Me: Here, Laura finds nothing wrong with the failure by the Secretary to the Cabinet to commit to paper what he was telling the Lungu family on the phone—that Laura’s “best president” had nothing to do with the private investigator who popped up at the morgue, claiming that he had been contracted by the administration of Laura’s “best president” to secure access to the body.

Any sane adult would be troubled by the behaviour of the Secretary to the Cabinet. Why would anyone refuse to formally distance the government from claims that it had hired the private investigator to determine whether the former president was poisoned, if indeed the investigator was lying?

Even a child from Bweengwa can easily see that Patrick Kangwa, the Secretary to the Cabinet, was engaged in a cover-up and did not want to formally deny what could easily be proved to be true—that the private investigator is indeed an agent of Laura’s “best president.”

Laura has no problem with the revelation of her “best president’s” clandestine activities. Neither does she have any problem with the fact that the same government whose spokesperson had ruled out any foul play in President Lungu’s death only days after his demise is now wasting more taxpayers’ money hiring private investigators to establish if there was foul play in President Lungu’s death.

For Laura, the problem is the family—and we must all condemn them.

Conclusion

There is a lesson to be learnt from all this, and that is: it is how we end that matters. Having carved out a name for herself as a civil rights activist and human rights defender, Laura Miti has, since the election of President Hakainde Hichilema, turned into the very thing she spent decades fighting—an apologist for injustice, a defender of wrong, and a protector of those who abuse and torment the weak.

Not once since former President Edgar Chagwa Lungu died has Laura publicly shown empathy for the deceased’s family or expressed sympathy for their plight. This is a family that is yet to bury their loved one nearly five months after his death because of her “best president’s” refusal to stay away from the funeral.

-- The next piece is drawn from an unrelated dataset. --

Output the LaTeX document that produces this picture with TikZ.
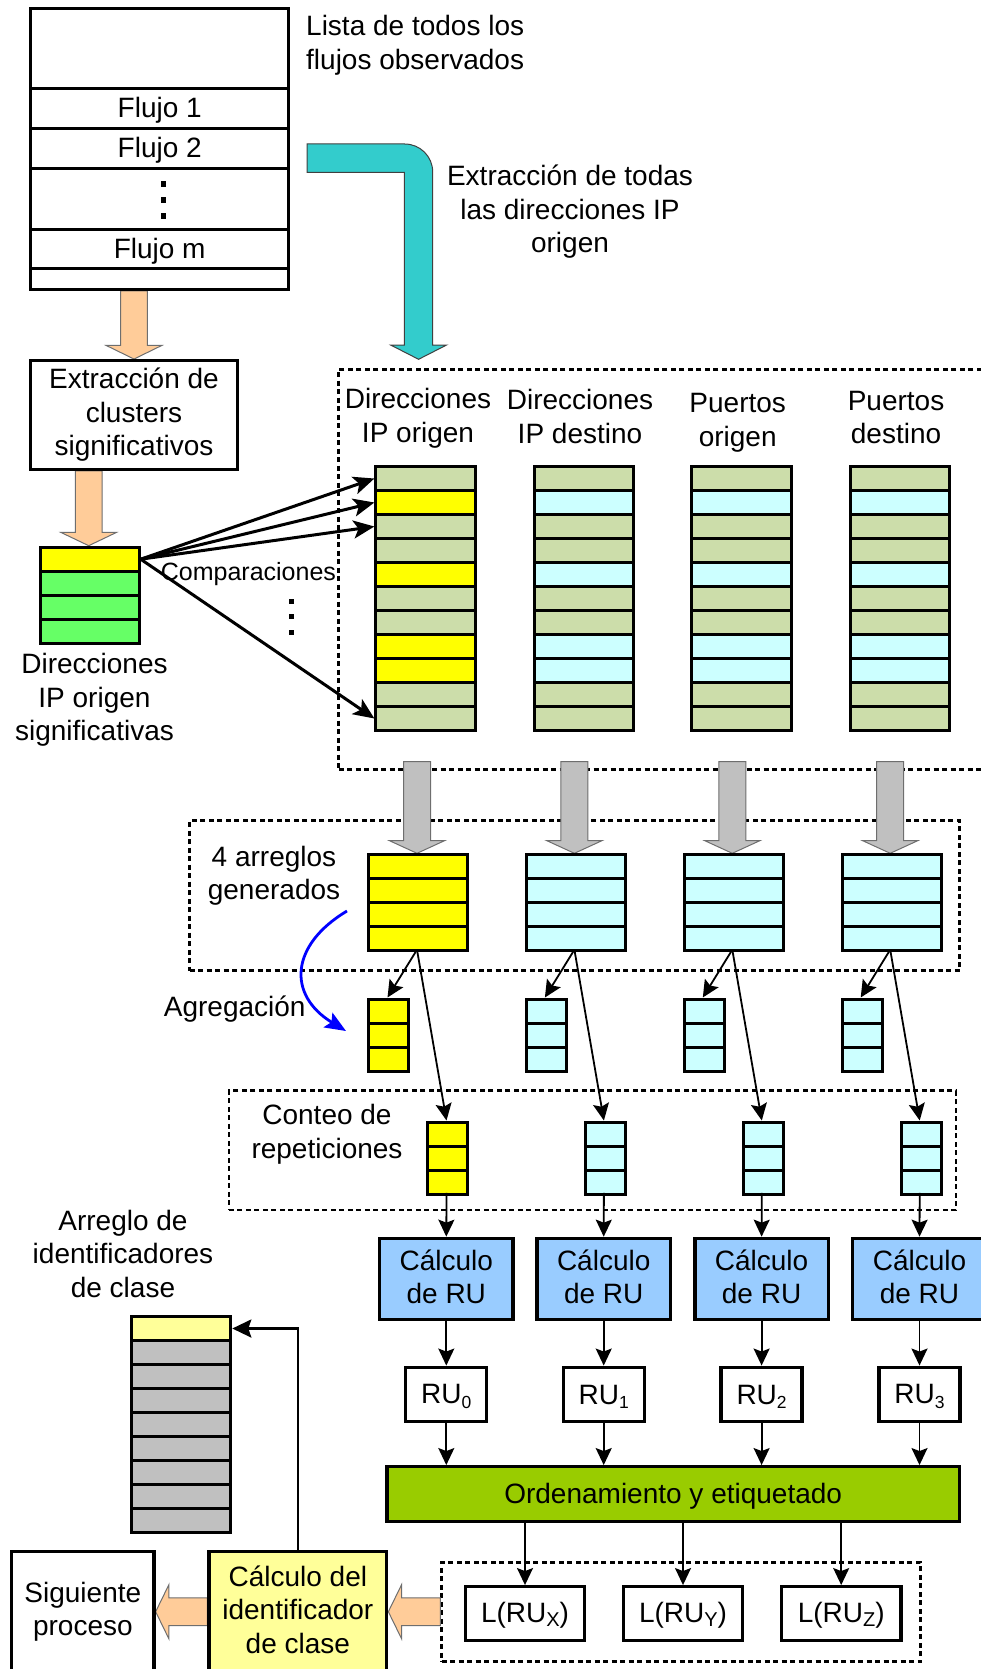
\documentclass[tikz,border=0pt]{standalone}
\usepackage{fontspec}
\setmainfont{Liberation Sans}
\usetikzlibrary{arrows.meta,calc}

\pgfdeclarelayer{back}
\pgfdeclarelayer{mid}
\pgfsetlayers{back,mid,main}

\definecolor{olv}{RGB}{204,221,170}
\definecolor{cyn}{RGB}{204,255,255}
\definecolor{yel}{RGB}{255,255,0}
\definecolor{grn}{RGB}{102,255,102}
\definecolor{blu}{RGB}{153,204,255}
\definecolor{lime}{RGB}{153,204,0}
\definecolor{pyel}{RGB}{255,255,153}
\definecolor{gry}{RGB}{192,192,192}
\definecolor{peachc}{RGB}{255,204,153}
\definecolor{tealc}{RGB}{51,204,204}
\definecolor{edgegray}{RGB}{110,110,110}

% text size and a strut that centres capitals in a node
\newcommand\tl{\fontsize{28}{33.5}\selectfont}
\newcommand\cs{\rule[-4.3pt]{0pt}{28.6pt}}
\newcommand\lowidx[1]{\raisebox{-4.7pt}{\fontsize{17.5}{17.5}\selectfont#1}}
\newcommand\lowcap[1]{\raisebox{-3.4pt}{\fontsize{20}{20}\selectfont#1}}

\tikzset{
  frame/.style={draw, line width=3.3pt, inner sep=0pt},
  bx/.style={frame, align=center, font=\tl,
    execute at begin node=\cs, execute at end node=\cs},
  txt/.style={inner sep=0pt, align=center, font=\tl,
    execute at begin node=\cs, execute at end node=\cs},
  cell/.style={draw, line width=3pt, inner sep=0pt},
  dbox/.style={draw, line width=2.8pt, dash pattern=on 5pt off 3.5pt, inner sep=0pt},
  flow/.style={line width=1.8pt, -{Stealth[length=17pt,width=16pt,inset=3pt]}},
  cmp/.style={line width=3pt, -{Stealth[length=21pt,width=18pt,inset=5pt]}},
  fb/.style={line width=2.6pt, -{Stealth[length=19pt,width=18pt,inset=3pt]}},
  agg/.style={blue, line width=2.8pt, -{Stealth[length=21pt,width=17pt,inset=4pt]}},
  peacharrow/.style={fill=peachc, draw=edgegray, line width=1pt},
  grayarrow/.style={fill=gry, draw=edgegray, line width=1pt},
  tealarrow/.style={fill=tealc, draw=black!75, line width=1pt},
}

% stacked array of 24pt cells: name, left, top, width, rows, colours
\newcommand\cellarray[6]{%
  \foreach \cellc [count=\celli] in {#6}{
    \node[cell, fill=\cellc, minimum width=#4, minimum height=24, anchor=north west]
      (#1-\celli) at (#2, {#3+24*(\celli-1)}) {};
  }
  \node[inner sep=0pt, minimum width=#4, minimum height={24*#5}, anchor=north west] (#1) at (#2,#3) {};
}

% block arrows: style, start, tip, shaft half width, head half width, head length
\newcommand\blkdown[6]{%
  \draw[#1] ($(#2)+(-#4,0)$) -- ($(#3)+(-#4,-#6)$) -- ($(#3)+(-#5,-#6)$) -- (#3)
    -- ($(#3)+(#5,-#6)$) -- ($(#3)+(#4,-#6)$) -- ($(#2)+(#4,0)$) -- cycle;}
\newcommand\blkleft[6]{%
  \draw[#1] ($(#2)+(0,-#4)$) -- ($(#3)+(#6,-#4)$) -- ($(#3)+(#6,-#5)$) -- (#3)
    -- ($(#3)+(#6,#5)$) -- ($(#3)+(#6,#4)$) -- ($(#2)+(0,#4)$) -- cycle;}

\begin{document}
\begin{tikzpicture}[x=1pt,y=-1pt]
\useasboundingbox (0,0) rectangle (981,1669);
\clip (0,0) rectangle (981,1669);

% dashed groups
\begin{pgfonlayer}{back}
  \node[dbox, minimum width=661.5, minimum height=399.8] (fields) at (669.25,569.4) {};
  \node[dbox, minimum width=770, minimum height=150] (gen) at (574.7,895.7) {};
  \node[dbox, minimum width=727.1, minimum height=119.2] (cnt) at (592.45,1150.4) {};
  \node[dbox, minimum width=478.8, minimum height=99.4] (lbl) at (681.1,1612) {};
\end{pgfonlayer}

% list of observed flows
\node[frame, minimum width=258, minimum height=80] (l0) at (159.7,48.3) {};
\node[bx, minimum width=258, minimum height=40] (l1) at (159.7,108.3) {Flujo 1};
\node[bx, minimum width=258, minimum height=40] (l2) at (159.7,148.3) {Flujo 2};
\node[frame, minimum width=258, minimum height=61] (l3) at (159.7,198.8) {};
\node[bx, minimum width=258, minimum height=39] (l4) at (159.7,248.8) {Flujo m};
\node[frame, minimum width=258, minimum height=21] (l5) at (159.7,278.8) {};
\foreach \dy in {184.3,200.3,216.3} \fill (160.6,\dy-2.8) rectangle ++(5.6,5.6);

\node[txt, anchor=west, align=left] (lista) at (306,45.5) {Lista de todos los\\flujos observados};
\node[txt] (extip) at (570,212) {Extracción de todas\\las direcciones IP\\origen};

% significant clusters
\node[bx, minimum width=206.6, minimum height=108.6] (clus) at (134,415) {Extracción de\\clusters\\significativos};
\cellarray{sig}{39.3}{545.7}{98.4}{4}{yel,grn,grn,grn}
\node[txt] (dsig) at (94.5,700) {Direcciones\\IP origen\\significativas};

% field columns
\node[txt] (h1) at (418,418.5) {Direcciones\\IP origen};
\node[txt] (h2) at (580,418.5) {Direcciones\\IP destino};
\node[txt] (h3) at (737.7,423) {Puertos\\origen};
\node[txt] (h4) at (896,419.5) {Puertos\\destino};
\cellarray{c1}{374.4}{465}{99.3}{11}{olv,yel,olv,olv,yel,olv,olv,yel,yel,olv,olv}
\cellarray{c2}{532.6}{465}{99.3}{11}{olv,cyn,olv,olv,cyn,olv,olv,cyn,cyn,olv,olv}
\cellarray{c3}{690.4}{465}{99.3}{11}{olv,cyn,olv,olv,cyn,olv,olv,cyn,cyn,olv,olv}
\cellarray{c4}{849}{465}{99.3}{11}{olv,cyn,olv,olv,cyn,olv,olv,cyn,cyn,olv,olv}

% comparisons
\node[txt, font=\fontsize{25}{30}\selectfont] (cmpl) at (248.4,570.5) {Comparaciones};
\foreach \dy in {601.7,616.9,632.1} \fill (289.2,\dy-2.5) rectangle ++(5,5);
\foreach \k in {1,2,3,11} \draw[cmp] (sig-1.east) -- (c1-\k.west);

% generated arrays, aggregation and counting
\node[txt] (genl) at (274,876) {4 arreglos\\generados};
\node[txt] (aggl) at (234.7,1007.5) {Agregación};
\node[txt] (cntl) at (327,1134) {Conteo de\\repeticiones};

\cellarray{a1}{367.3}{853.3}{99}{4}{yel,yel,yel,yel}
\cellarray{a2}{524.7}{853.3}{99}{4}{cyn,cyn,cyn,cyn}
\cellarray{a3}{682.6}{853.3}{99}{4}{cyn,cyn,cyn,cyn}
\cellarray{a4}{840.5}{853.3}{99}{4}{cyn,cyn,cyn,cyn}

\cellarray{s1}{367.3}{997.5}{40}{3}{yel,yel,yel}
\cellarray{s2}{524.7}{997.5}{40}{3}{cyn,cyn,cyn}
\cellarray{s3}{682.6}{997.5}{40}{3}{cyn,cyn,cyn}
\cellarray{s4}{840.5}{997.5}{40}{3}{cyn,cyn,cyn}

\cellarray{r1}{426.3}{1120.5}{40}{3}{yel,yel,yel}
\cellarray{r2}{583.7}{1120.5}{40}{3}{cyn,cyn,cyn}
\cellarray{r3}{741.6}{1120.5}{40}{3}{cyn,cyn,cyn}
\cellarray{r4}{899.5}{1120.5}{40}{3}{cyn,cyn,cyn}

% RU computation
\node[bx, fill=blu, minimum width=133.4, minimum height=81] (k1) at (446.3,1278.8) {Cálculo\\de RU};
\node[bx, fill=blu, minimum width=133.4, minimum height=81] (k2) at (603.7,1278.8) {Cálculo\\de RU};
\node[bx, fill=blu, minimum width=133.4, minimum height=81] (k3) at (761.6,1278.8) {Cálculo\\de RU};
\node[bx, fill=blu, minimum width=133.4, minimum height=81] (k4) at (919.5,1278.8) {Cálculo\\de RU};

\node[bx, minimum width=81, minimum height=54] (ru1) at (446.3,1394.2) {RU\lowidx{0}};
\node[bx, minimum width=81, minimum height=54] (ru2) at (603.7,1394.2) {RU\lowidx{1}};
\node[bx, minimum width=81, minimum height=54] (ru3) at (761.6,1394.2) {RU\lowidx{2}};
\node[bx, minimum width=81, minimum height=54] (ru4) at (919.5,1394.2) {RU\lowidx{3}};

\node[bx, fill=lime, minimum width=572.6, minimum height=55] (bar) at (673.2,1494.2) {Ordenamiento y etiquetado};

\node[bx, minimum width=119.5, minimum height=54] (lx) at (525,1613.7) {L(RU\lowcap{X})};
\node[bx, minimum width=119.5, minimum height=54] (ly) at (683,1613.7) {L(RU\lowcap{Y})};
\node[bx, minimum width=119.5, minimum height=54] (lz) at (841.2,1613.7) {L(RU\lowcap{Z})};

% class identifiers
\node[txt] (arrl) at (123,1255.6) {Arreglo de\\identificadores\\de clase};
\cellarray{ga}{130}{1315}{99.3}{9}{pyel,gry,gry,gry,gry,gry,gry,gry,gry}
\node[bx, fill=pyel, minimum width=177.7, minimum height=120] (cid) at (297.85,1611.7) {Cálculo del\\identificador\\de clase};
\node[bx, minimum width=142.3, minimum height=120] (nxt) at (82.85,1611.7) {Siguiente\\proceso};

% line connectors
\foreach \k in {1,...,4}{
  \draw[flow] (a\k.south) -- (s\k.north);
  \draw[flow] (a\k.south) -- (r\k.north);
  \draw[flow] (r\k.south) -- (k\k.north);
  \draw[flow] (k\k.south) -- (ru\k.north);
  \draw[flow] (ru\k.south) -- (ru\k.south |- bar.north);
}
\foreach \n in {lx,ly,lz} \draw[flow] (\n.north |- bar.south) -- (\n.north);
\draw[fb] (cid.north) |- (ga-1.east);

\coordinate (aggS) at (347,911);
\coordinate (aggE) at (346,1031);
\draw[agg] (aggS) .. controls (290,945) and (287,995) .. (aggE);

% block arrows
\begin{pgfonlayer}{mid}
  \coordinate (p1s) at (clus.north |- l5.south);
  \blkdown{peacharrow}{p1s}{clus.north}{13.3}{28}{13.7}
  \coordinate (p2s) at (sig.north |- clus.south);
  \blkdown{peacharrow}{p2s}{sig.north}{13.3}{27.8}{13.3}
  \foreach \k in {1,...,4}{
    \coordinate (gs\k) at ($(a\k.north)+(0,-91.6)$);
    \blkdown{grayarrow}{gs\k}{a\k.north}{13.5}{27.7}{12.7}
  }
  \blkleft{peacharrow}{cid.west}{nxt.east}{13.9}{27.2}{13.3}
  \coordinate (p4s) at (lbl.west |- cid.east);
  \blkleft{peacharrow}{p4s}{cid.east}{13.9}{27.2}{13.3}
  \coordinate (tealS) at (307,158.2);
  \coordinate (tealtip) at (418.6,359.3);
  \draw[tealarrow] (tealS |- 0,144) -- (404.7,144)
    .. controls (420.2,144) and (432.7,156.5) .. (432.7,172)
    -- (432.7,345) -- (446.6,345) -- (tealtip) -- (390.6,345) -- (404.3,345)
    -- (404.3,172.3) -- (tealS |- 0,172.3) -- cycle;
\end{pgfonlayer}
\end{tikzpicture}
\end{document}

Rather than asking her “best president” to leave the family alone so that they can bury their loved one as they wish, Laura is tormenting them even further and adding to their misery by mocking them.

Whatever incentive Laura’s “best president” has given her to make her immune from seeing his failings—including the cruel manner in which he has handled the funeral—must be greater than her previous reputation as someone outraged by injustice, who always took the side of the disadvantaged and the weak in any struggle with the powerful.

If my children were to ask me one thing that they must never be in life, my answer, even when woken up from sleep, would be instant: let them never be like Laura Miti.

I weep for the former Laura Miti we have lost to Hichilema. May her praise-singing soul rest in peace.
Amen.
#zambianwhistleblower #ZWB
©️Zambian Whistleblower

10 COMMENTS

  1. Ms. Ketis Ngoma, I would advise you to please stick to your lane. Ms. Laura Miti is above your level, and miles more intelligent than you are. Just continue writing useless and meaningless are articles only worth reading by those who have little intellectual aptitude. Please don’t start battles with people above your level.

  2. Thandiwe Ketiš Ngoma is dead. The impasse on the burial is more to do with cases of proceeds of crime. The family are trying to send e message.

  3. Ms. Laura Miti is way, way above you Ketis Ngoma and please ba Laura donot bother to respond to this “lady”. She is still in a state of mourning after the demise of “aba kasaka ka ndalama”.

    Ms. Miti is far more balanced in her criticism than you, Ketis. Move on, he is not coming back.

  4. If women won’t respect each other in public, who are we to respect them. If we insult them, they say women need respect. If the clergy misbehave and we call them out, then we are wrong.

  5. But Ketis must behave her self,she is gone too far.Sometimes I do doubt if she is existing or some one is doing some impersonation.